Who else feels this week is going by really slowly? Is it because we are all anxious for the holidays to start is it just me? I also have lots of exciting things coming up in the next month and a half, like graduating with my Master’s degree, totally not anxious about that at all….. who am I kidding, I am geeking out to walk across the stage and get my diploma!
So, it’s Thursday, and I want to throw it back a bit and talk about one of the topics that inspired me to start a blog. If you look at my picture up above you see a woman who looks strong and confident, however, I can honestly tell you that everyday is a battle in my own head about how my body looks.
Pic 1: Me in 2010 during a bad time in my life and 15# heavier. Pic 2: Me with my favorite Crossfit athlete, Lauren Fisher in August 2014. Healthier, happier, and in the best shape of my life.
When I was 11 years old, I was told by a lifeguard at a local water park in Milwaukee that I was too “fat” to go down the water slide with my friends. He had me go back down the stairs and wait for them at the bottom. I was never too “fat” to go down a water slide, but I was a little bit chunky as a young girl. Ever since this comment was made it has haunted me. I am 28 years old now and it still haunts me. Most days when I look in the mirror I have to search very hard to find something that I like about how I look. Some days, it is easy. It could be that my quads look really good from all the squats we did at Crossfit the day before or maybe my shoulders look great from all the snatches we did that morning. But, more days than not, my eyes go straight to what I see as my “fat” belly. In reality I know it is not “fat” and my husband is always on my case about it and tells me I look fantastic. But, (there is that nasty word), I have the hardest time trying to believe him.
There are many factors that cause me to have this hard time I am sure of it. It is all mental, whether it is conscious or subconscious. Like I said before, some days I can work through it, and it should be that easy everyday. Maybe I let myself fall back into the mindset I had at 11 years old, scared and worried that I really am too heavy and need to lose weight. Or maybe I just want to feel that way and make myself workout as much as possible and eat as clean as possible all the time.
These behaviors do bother me because it can be viewed at as a body image issue. Yes, I do think I have a problem there, but everyday I work to show myself and others who have the same problem that I am beautiful, no matter what my stomach looks like, or my butt, I work to show myself that I have worked hard to get to where I am today. I am strong, I am muscular, and I am healthy.
To any women or even men out there who might have this same issue, remember you are not alone.
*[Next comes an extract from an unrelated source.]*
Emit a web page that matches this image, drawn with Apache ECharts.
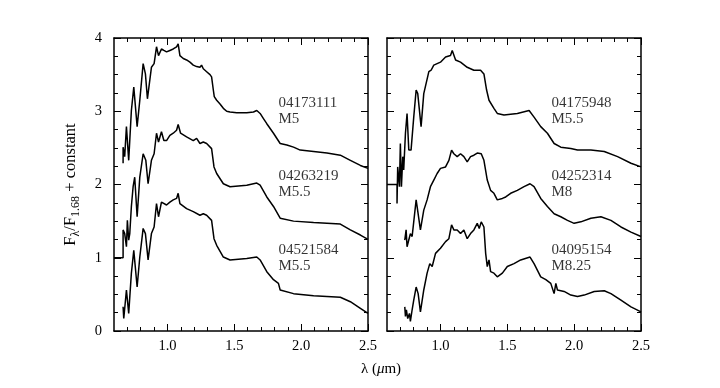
<!DOCTYPE html>
<html>
<head>
    <meta charset="utf-8">
    <title>M dwarf spectra</title>
    <script src="https://cdn.jsdelivr.net/npm/echarts@6/dist/echarts.min.js"></script>
    <style>
        html, body { margin: 0; padding: 0; background: #fff; }
        #chart { width: 720px; height: 388px; }
    </style>
</head>
<body>
<div id="chart"></div>
<script type="text/javascript">
    // spectra: [wavelength (um), F/F1.68 + constant]
    var s04173111 = [[0.668,2.29],[0.668,2.51],[0.68,2.38],[0.693,2.79],[0.71,2.33],[0.73,3.01],[0.748,3.33],[0.773,2.79],
        [0.793,3.15],[0.818,3.65],[0.835,3.51],[0.85,3.17],[0.88,3.60],[0.90,3.65],[0.918,3.88],[0.933,3.76],[0.955,3.85],
        [0.973,3.83],[0.993,3.81],[1.018,3.83],[1.043,3.85],[1.068,3.88],[1.08,3.92],[1.093,3.76],[1.118,3.72],[1.143,3.70],
        [1.168,3.67],[1.193,3.63],[1.218,3.61],[1.243,3.60],[1.255,3.63],[1.268,3.58],[1.293,3.54],[1.318,3.50],[1.33,3.47],
        [1.343,3.29],[1.35,3.20],[1.368,3.15],[1.393,3.10],[1.418,3.04],[1.443,3.00],[1.468,2.99],[1.518,2.98],[1.593,2.98],
        [1.643,2.99],[1.668,3.01],[1.693,2.97],[1.718,2.90],[1.743,2.83],[1.793,2.70],[1.843,2.56],[1.893,2.54],[1.943,2.51],
        [1.993,2.47],[2.093,2.45],[2.193,2.43],[2.293,2.40],[2.368,2.33],[2.443,2.26],[2.5,2.22]];
    var s04263219 = [[0.6,1.0],[0.668,1.0],[0.668,1.38],[0.68,1.33],[0.693,1.15],[0.70,1.51],[0.71,1.24],[0.718,1.33],
        [0.73,1.70],[0.743,1.97],[0.755,2.10],[0.773,1.56],[0.793,2.10],[0.818,2.42],[0.838,2.33],[0.855,2.01],[0.88,2.33],
        [0.90,2.42],[0.918,2.70],[0.933,2.58],[0.955,2.72],[0.973,2.60],[0.993,2.60],[1.018,2.67],[1.043,2.70],[1.068,2.74],
        [1.08,2.82],[1.098,2.70],[1.143,2.65],[1.193,2.60],[1.218,2.63],[1.243,2.56],[1.268,2.58],[1.293,2.56],[1.33,2.49],
        [1.348,2.24],[1.368,2.15],[1.418,2.01],[1.468,1.97],[1.593,1.99],[1.668,2.02],[1.693,1.99],[1.743,1.83],[1.793,1.70],
        [1.843,1.54],[1.943,1.50],[2.093,1.48],[2.193,1.47],[2.293,1.46],[2.368,1.38],[2.443,1.31],[2.5,1.25]];
    var s04521584 = [[0.668,0.33],[0.673,0.17],[0.693,0.56],[0.71,0.24],[0.73,0.79],[0.748,1.10],[0.773,0.60],[0.793,1.01],
        [0.818,1.40],[0.835,1.33],[0.855,0.97],[0.88,1.33],[0.90,1.42],[0.918,1.74],[0.933,1.56],[0.955,1.76],[0.993,1.72],
        [1.018,1.76],[1.043,1.79],[1.068,1.81],[1.08,1.88],[1.093,1.74],[1.143,1.67],[1.193,1.63],[1.243,1.58],[1.268,1.60],
        [1.293,1.58],[1.33,1.51],[1.348,1.26],[1.368,1.17],[1.418,1.01],[1.468,0.97],[1.593,0.99],[1.668,1.01],[1.693,0.97],
        [1.743,0.81],[1.793,0.70],[1.83,0.65],[1.843,0.56],[1.943,0.51],[2.093,0.48],[2.193,0.47],[2.293,0.46],[2.368,0.40],
        [2.443,0.31],[2.5,0.24]];
    var s04175948 = [[0.6,2.0],[0.675,2.0],[0.675,1.74],[0.68,2.24],[0.693,1.97],[0.70,2.56],[0.708,1.97],[0.718,2.38],
        [0.725,2.20],[0.738,2.70],[0.75,2.97],[0.763,2.47],[0.78,2.47],[0.80,2.92],[0.818,3.29],[0.83,3.24],[0.855,2.79],
        [0.875,3.24],[0.913,3.54],[0.93,3.56],[0.95,3.63],[0.975,3.65],[1.0,3.67],[1.038,3.74],[1.075,3.76],[1.088,3.83],
        [1.113,3.70],[1.15,3.67],[1.20,3.60],[1.25,3.56],[1.30,3.56],[1.325,3.51],[1.345,3.29],[1.363,3.15],[1.40,3.04],
        [1.425,2.97],[1.475,2.95],[1.575,2.97],[1.663,3.01],[1.70,2.92],[1.75,2.79],[1.80,2.70],[1.85,2.56],[1.90,2.51],
        [1.975,2.49],[2.025,2.47],[2.125,2.47],[2.225,2.45],[2.325,2.38],[2.425,2.29],[2.5,2.24]];
    var s04252314 = [[0.733,1.24],[0.743,1.38],[0.75,1.15],[0.763,1.17],[0.775,1.33],[0.788,1.29],[0.818,1.79],[0.825,1.70],
        [0.85,1.38],[0.875,1.65],[0.90,1.79],[0.925,1.97],[0.95,2.06],[0.975,2.15],[1.0,2.22],[1.038,2.24],[1.063,2.33],
        [1.083,2.47],[1.10,2.42],[1.125,2.38],[1.15,2.42],[1.175,2.38],[1.20,2.31],[1.225,2.38],[1.25,2.40],[1.275,2.43],
        [1.305,2.42],[1.325,2.33],[1.35,2.06],[1.375,1.92],[1.40,1.88],[1.425,1.79],[1.463,1.81],[1.488,1.83],[1.525,1.88],
        [1.575,1.92],[1.625,1.97],[1.67,2.01],[1.70,1.97],[1.75,1.81],[1.80,1.70],[1.85,1.60],[1.90,1.56],[1.95,1.51],
        [2.0,1.47],[2.05,1.49],[2.125,1.54],[2.20,1.56],[2.275,1.51],[2.35,1.42],[2.425,1.35],[2.5,1.29]];
    var s04095154 = [[0.733,0.33],[0.738,0.20],[0.745,0.29],[0.755,0.17],[0.768,0.24],[0.775,0.13],[0.788,0.29],[0.80,0.42],
        [0.818,0.60],[0.833,0.51],[0.85,0.26],[0.875,0.56],[0.90,0.79],[0.92,0.92],[0.938,0.88],[0.963,1.06],[1.0,1.13],
        [1.038,1.22],[1.063,1.26],[1.083,1.45],[1.10,1.38],[1.125,1.38],[1.15,1.33],[1.175,1.38],[1.20,1.26],[1.225,1.33],
        [1.25,1.38],[1.275,1.47],[1.29,1.40],[1.305,1.49],[1.325,1.42],[1.338,1.06],[1.35,0.88],[1.363,0.97],[1.375,0.81],[1.40,0.79],
        [1.425,0.74],[1.463,0.79],[1.50,0.88],[1.55,0.92],[1.60,0.97],[1.67,1.01],[1.70,0.92],[1.75,0.74],[1.788,0.70],
        [1.825,0.65],[1.85,0.51],[1.863,0.65],[1.875,0.56],[1.925,0.54],[1.975,0.49],[2.025,0.47],[2.075,0.49],[2.15,0.54],
        [2.225,0.55],[2.275,0.51],[2.35,0.42],[2.425,0.33],[2.5,0.26]];

    // star names / spectral types and where their labels sit
    var leftNames = ['04173111\nM5', '04263219\nM5.5', '04521584\nM5.5'];
    var rightNames = ['04175948\nM5.5', '04252314\nM8', '04095154\nM8.25'];
    var labelX = 1.83;
    var labelY = [3.0, 2.0, 1.0];

    var xMajor = [1.0, 1.5, 2.0, 2.5];
    var xMinor = [0.7, 0.8, 0.9, 1.0, 1.1, 1.2, 1.3, 1.4, 1.5, 1.6, 1.7, 1.8, 1.9, 2.0, 2.1, 2.2, 2.3, 2.4];

    var serif = '"Liberation Serif", "DejaVu Serif", serif';
    var black = '#000';

    function xAxesFor(gi, pos, labels) {
        var base = {
            type: 'value', gridIndex: gi, position: pos, min: 0.6, max: 2.5,
            splitLine: { show: false }
        };
        return [
            Object.assign({}, base, {
                axisLine: { show: true, onZero: false, lineStyle: { color: black, width: 1.5 } },
                axisTick: { show: true, inside: true, length: 4, customValues: xMinor, lineStyle: { color: black } },
                axisLabel: {
                    show: labels, customValues: xMajor, margin: 8, color: black,
                    fontFamily: serif, fontSize: 14.5,
                    formatter: function (v) { return v.toFixed(1); }
                }
            }),
            Object.assign({}, base, {
                axisLine: { show: false, onZero: false },
                axisTick: { show: true, inside: true, length: 7, customValues: xMajor, lineStyle: { color: black } },
                axisLabel: { show: false }
            })
        ];
    }

    function yAxisFor(gi, pos, labels) {
        var ax = {
            type: 'value', gridIndex: gi, position: pos, min: 0, max: 4, interval: 1,
            splitLine: { show: false },
            axisLine: { show: true, onZero: false, lineStyle: { color: black, width: 1.5 } },
            axisTick: { show: true, inside: true, length: 7, lineStyle: { color: black } },
            minorTick: { show: true, splitNumber: 4, length: 4, lineStyle: { color: black } },
            axisLabel: { show: labels, margin: 12, color: black, fontFamily: serif, fontSize: 14.5 }
        };
        if (gi === 0 && pos === 'left') {
            ax.name = '{n|F}{s|λ}{n|/F}{s|1.68}{n| + constant}';
            ax.nameLocation = 'middle';
            ax.nameGap = 32;
            ax.nameTextStyle = {
                color: black, fontFamily: serif,
                rich: {
                    n: { fontSize: 16.5, lineHeight: 22, color: black, fontFamily: serif },
                    s: { fontSize: 12, lineHeight: 12, verticalAlign: 'bottom', color: black, fontFamily: serif }
                }
            };
        }
        return ax;
    }

    var xAxes = [].concat(
        xAxesFor(0, 'bottom', true), xAxesFor(0, 'top', false),
        xAxesFor(1, 'bottom', true), xAxesFor(1, 'top', false)
    );
    var yAxes = [yAxisFor(0, 'left', true), yAxisFor(0, 'right', false),
        yAxisFor(1, 'left', false), yAxisFor(1, 'right', false)];

    function spectrum(data, xi, yi) {
        return {
            type: 'line', data: data, xAxisIndex: xi, yAxisIndex: yi,
            symbol: 'none', silent: true,
            lineStyle: { color: black, width: 1.5 }
        };
    }

    function names(list, xi, yi) {
        return {
            type: 'scatter', xAxisIndex: xi, yAxisIndex: yi, symbolSize: 0, silent: true,
            data: list.map(function (t, i) { return { value: [labelX, labelY[i]], name: t }; }),
            label: {
                show: true, position: 'right', distance: 0, color: black,
                fontFamily: serif, fontSize: 15, lineHeight: 16, align: 'left',
                formatter: function (p) { return p.name; }
            }
        };
    }

    var myChart = echarts.init(document.getElementById('chart'));
    myChart.setOption({
        animation: false,
        backgroundColor: '#fff',
        grid: [
            { left: 114, top: 38, width: 254, height: 293 },
            { left: 387, top: 38, width: 254, height: 293 }
        ],
        xAxis: xAxes,
        yAxis: yAxes,
        graphic: [{
            type: 'text', x: 381, y: 369,
            style: {
                text: '{n|λ (}{i|μ}{n|m)}',
                align: 'center', verticalAlign: 'middle',
                rich: {
                    n: { fontSize: 15, fontFamily: serif, fill: black },
                    i: { fontSize: 15, fontFamily: serif, fontStyle: 'italic', fill: black }
                }
            }
        }],
        series: [
            spectrum(s04173111, 0, 0),
            spectrum(s04263219, 0, 0),
            spectrum(s04521584, 0, 0),
            spectrum(s04175948, 4, 2),
            spectrum(s04252314, 4, 2),
            spectrum(s04095154, 4, 2),
            names(leftNames, 0, 0),
            names(rightNames, 4, 2)
        ]
    });
</script>
</body>
</html>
Never ever think you are. Please ignore what the models/actors look like in magazines or on TV or in the movies, they look the way they need to for their jobs and trust me I bet most of them are not happy always being scrutinized for how they look 24/7. If you are keeping up a regular workout routine, eating a healthy diet that works for you, and keep a positive outlook on life, you are doing great. You have your family supporting you, your friends, and now me. We will always be there for you. Don’t let the mirror be the enemy like it can be at times. If you struggle one day to find something you like, work as hard as you can to push that negative thought aside and think what you have accomplished to get where you are. If it helps, before I started Crossfit, I was scared to lift a 45# barbell up to my waist or over my head, but now I can split jerk 150# over my head and get such a rush from that. And I can deadlift 225#, no more fear there!
So, the word for the day is confidence. Be confident in who you are. Be confident in the progress you have made in your journey. Be confident in the life you are living. Be confident in who you are. I am of all of you.